Goal =
Write out every line of the material as it stands, apart from the pictures.

Dataset extract =
┏━━

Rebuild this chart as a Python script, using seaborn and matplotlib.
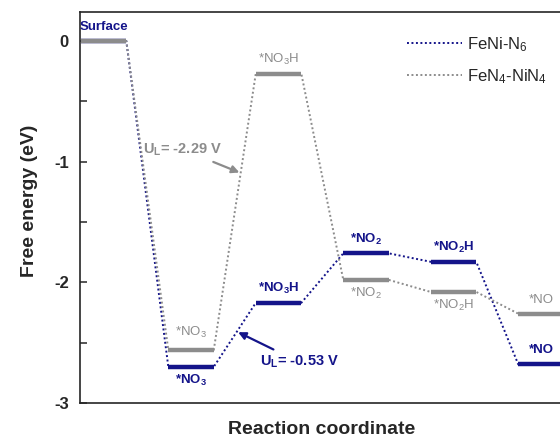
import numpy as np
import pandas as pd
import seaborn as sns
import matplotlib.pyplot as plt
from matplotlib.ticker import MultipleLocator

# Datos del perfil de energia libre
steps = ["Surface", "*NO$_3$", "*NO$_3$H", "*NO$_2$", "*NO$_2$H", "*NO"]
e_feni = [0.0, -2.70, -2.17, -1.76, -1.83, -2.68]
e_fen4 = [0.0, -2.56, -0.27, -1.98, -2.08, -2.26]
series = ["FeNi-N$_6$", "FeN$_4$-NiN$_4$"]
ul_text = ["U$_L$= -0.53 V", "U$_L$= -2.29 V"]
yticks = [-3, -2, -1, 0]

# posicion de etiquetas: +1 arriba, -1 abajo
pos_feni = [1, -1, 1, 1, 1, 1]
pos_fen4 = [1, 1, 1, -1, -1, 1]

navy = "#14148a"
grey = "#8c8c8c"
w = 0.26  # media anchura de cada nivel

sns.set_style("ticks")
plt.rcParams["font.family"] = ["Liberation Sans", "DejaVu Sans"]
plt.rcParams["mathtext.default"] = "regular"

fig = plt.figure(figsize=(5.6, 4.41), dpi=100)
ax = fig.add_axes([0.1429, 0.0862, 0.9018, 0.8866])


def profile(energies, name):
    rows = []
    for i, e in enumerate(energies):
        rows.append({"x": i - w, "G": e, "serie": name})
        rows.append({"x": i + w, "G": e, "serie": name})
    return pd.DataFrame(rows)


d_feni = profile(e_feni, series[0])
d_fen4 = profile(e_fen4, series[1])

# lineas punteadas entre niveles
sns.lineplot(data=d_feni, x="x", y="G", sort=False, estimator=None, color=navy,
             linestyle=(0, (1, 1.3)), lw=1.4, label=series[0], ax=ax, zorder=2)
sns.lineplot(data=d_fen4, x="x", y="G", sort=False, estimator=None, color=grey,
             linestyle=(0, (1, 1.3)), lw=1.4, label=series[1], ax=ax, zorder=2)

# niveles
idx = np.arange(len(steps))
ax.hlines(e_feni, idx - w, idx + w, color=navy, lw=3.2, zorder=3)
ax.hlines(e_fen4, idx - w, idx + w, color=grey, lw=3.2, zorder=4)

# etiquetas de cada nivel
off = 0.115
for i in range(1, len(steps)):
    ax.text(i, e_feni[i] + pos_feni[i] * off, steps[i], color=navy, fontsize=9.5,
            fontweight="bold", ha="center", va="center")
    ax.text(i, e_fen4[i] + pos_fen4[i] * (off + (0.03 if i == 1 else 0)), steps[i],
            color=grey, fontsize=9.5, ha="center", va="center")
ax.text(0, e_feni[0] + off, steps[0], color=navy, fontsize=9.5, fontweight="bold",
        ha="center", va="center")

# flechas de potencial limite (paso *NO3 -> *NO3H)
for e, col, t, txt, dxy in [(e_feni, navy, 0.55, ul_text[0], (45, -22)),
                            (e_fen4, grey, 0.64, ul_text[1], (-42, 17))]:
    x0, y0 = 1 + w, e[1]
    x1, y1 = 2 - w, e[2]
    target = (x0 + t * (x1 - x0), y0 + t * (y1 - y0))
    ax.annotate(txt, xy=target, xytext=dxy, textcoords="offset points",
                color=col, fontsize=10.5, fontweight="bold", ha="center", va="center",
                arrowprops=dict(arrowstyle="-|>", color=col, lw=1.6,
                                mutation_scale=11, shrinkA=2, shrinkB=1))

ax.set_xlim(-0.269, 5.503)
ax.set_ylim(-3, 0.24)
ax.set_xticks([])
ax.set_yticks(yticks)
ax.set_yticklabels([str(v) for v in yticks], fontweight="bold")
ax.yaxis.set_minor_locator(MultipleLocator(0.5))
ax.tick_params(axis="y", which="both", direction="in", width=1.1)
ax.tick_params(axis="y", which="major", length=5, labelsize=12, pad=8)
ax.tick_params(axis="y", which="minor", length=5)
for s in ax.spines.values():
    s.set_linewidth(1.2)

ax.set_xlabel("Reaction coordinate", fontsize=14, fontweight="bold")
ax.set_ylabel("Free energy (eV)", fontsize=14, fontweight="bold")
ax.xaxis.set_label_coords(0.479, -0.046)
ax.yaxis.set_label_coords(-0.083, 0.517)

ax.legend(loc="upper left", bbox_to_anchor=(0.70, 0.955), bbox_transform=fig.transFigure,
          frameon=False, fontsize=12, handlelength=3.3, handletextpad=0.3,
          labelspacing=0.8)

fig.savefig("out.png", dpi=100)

┗━━

Task solution =
Rebuild this chart as a Python script, using seaborn and matplotlib.
import numpy as np
import pandas as pd
import seaborn as sns
import matplotlib.pyplot as plt
from matplotlib.ticker import MultipleLocator

# Datos del perfil de energia libre
steps = ["Surface", "*NO$_3$", "*NO$_3$H", "*NO$_2$", "*NO$_2$H", "*NO"]
e_feni = [0.0, -2.70, -2.17, -1.76, -1.83, -2.68]
e_fen4 = [0.0, -2.56, -0.27, -1.98, -2.08, -2.26]
series = ["FeNi-N$_6$", "FeN$_4$-NiN$_4$"]
ul_text = ["U$_L$= -0.53 V", "U$_L$= -2.29 V"]
yticks = [-3, -2, -1, 0]

# posicion de etiquetas: +1 arriba, -1 abajo
pos_feni = [1, -1, 1, 1, 1, 1]
pos_fen4 = [1, 1, 1, -1, -1, 1]

navy = "#14148a"
grey = "#8c8c8c"
w = 0.26  # media anchura de cada nivel

sns.set_style("ticks")
plt.rcParams["font.family"] = ["Liberation Sans", "DejaVu Sans"]
plt.rcParams["mathtext.default"] = "regular"

fig = plt.figure(figsize=(5.6, 4.41), dpi=100)
ax = fig.add_axes([0.1429, 0.0862, 0.9018, 0.8866])


def profile(energies, name):
    rows = []
    for i, e in enumerate(energies):
        rows.append({"x": i - w, "G": e, "serie": name})
        rows.append({"x": i + w, "G": e, "serie": name})
    return pd.DataFrame(rows)


d_feni = profile(e_feni, series[0])
d_fen4 = profile(e_fen4, series[1])

# lineas punteadas entre niveles
sns.lineplot(data=d_feni, x="x", y="G", sort=False, estimator=None, color=navy,
             linestyle=(0, (1, 1.3)), lw=1.4, label=series[0], ax=ax, zorder=2)
sns.lineplot(data=d_fen4, x="x", y="G", sort=False, estimator=None, color=grey,
             linestyle=(0, (1, 1.3)), lw=1.4, label=series[1], ax=ax, zorder=2)

# niveles
idx = np.arange(len(steps))
ax.hlines(e_feni, idx - w, idx + w, color=navy, lw=3.2, zorder=3)
ax.hlines(e_fen4, idx - w, idx + w, color=grey, lw=3.2, zorder=4)

# etiquetas de cada nivel
off = 0.115
for i in range(1, len(steps)):
    ax.text(i, e_feni[i] + pos_feni[i] * off, steps[i], color=navy, fontsize=9.5,
            fontweight="bold", ha="center", va="center")
    ax.text(i, e_fen4[i] + pos_fen4[i] * (off + (0.03 if i == 1 else 0)), steps[i],
            color=grey, fontsize=9.5, ha="center", va="center")
ax.text(0, e_feni[0] + off, steps[0], color=navy, fontsize=9.5, fontweight="bold",
        ha="center", va="center")

# flechas de potencial limite (paso *NO3 -> *NO3H)
for e, col, t, txt, dxy in [(e_feni, navy, 0.55, ul_text[0], (45, -22)),
                            (e_fen4, grey, 0.64, ul_text[1], (-42, 17))]:
    x0, y0 = 1 + w, e[1]
    x1, y1 = 2 - w, e[2]
    target = (x0 + t * (x1 - x0), y0 + t * (y1 - y0))
    ax.annotate(txt, xy=target, xytext=dxy, textcoords="offset points",
                color=col, fontsize=10.5, fontweight="bold", ha="center", va="center",
                arrowprops=dict(arrowstyle="-|>", color=col, lw=1.6,
                                mutation_scale=11, shrinkA=2, shrinkB=1))

ax.set_xlim(-0.269, 5.503)
ax.set_ylim(-3, 0.24)
ax.set_xticks([])
ax.set_yticks(yticks)
ax.set_yticklabels([str(v) for v in yticks], fontweight="bold")
ax.yaxis.set_minor_locator(MultipleLocator(0.5))
ax.tick_params(axis="y", which="both", direction="in", width=1.1)
ax.tick_params(axis="y", which="major", length=5, labelsize=12, pad=8)
ax.tick_params(axis="y", which="minor", length=5)
for s in ax.spines.values():
    s.set_linewidth(1.2)

ax.set_xlabel("Reaction coordinate", fontsize=14, fontweight="bold")
ax.set_ylabel("Free energy (eV)", fontsize=14, fontweight="bold")
ax.xaxis.set_label_coords(0.479, -0.046)
ax.yaxis.set_label_coords(-0.083, 0.517)

ax.legend(loc="upper left", bbox_to_anchor=(0.70, 0.955), bbox_transform=fig.transFigure,
          frameon=False, fontsize=12, handlelength=3.3, handletextpad=0.3,
          labelspacing=0.8)

fig.savefig("out.png", dpi=100)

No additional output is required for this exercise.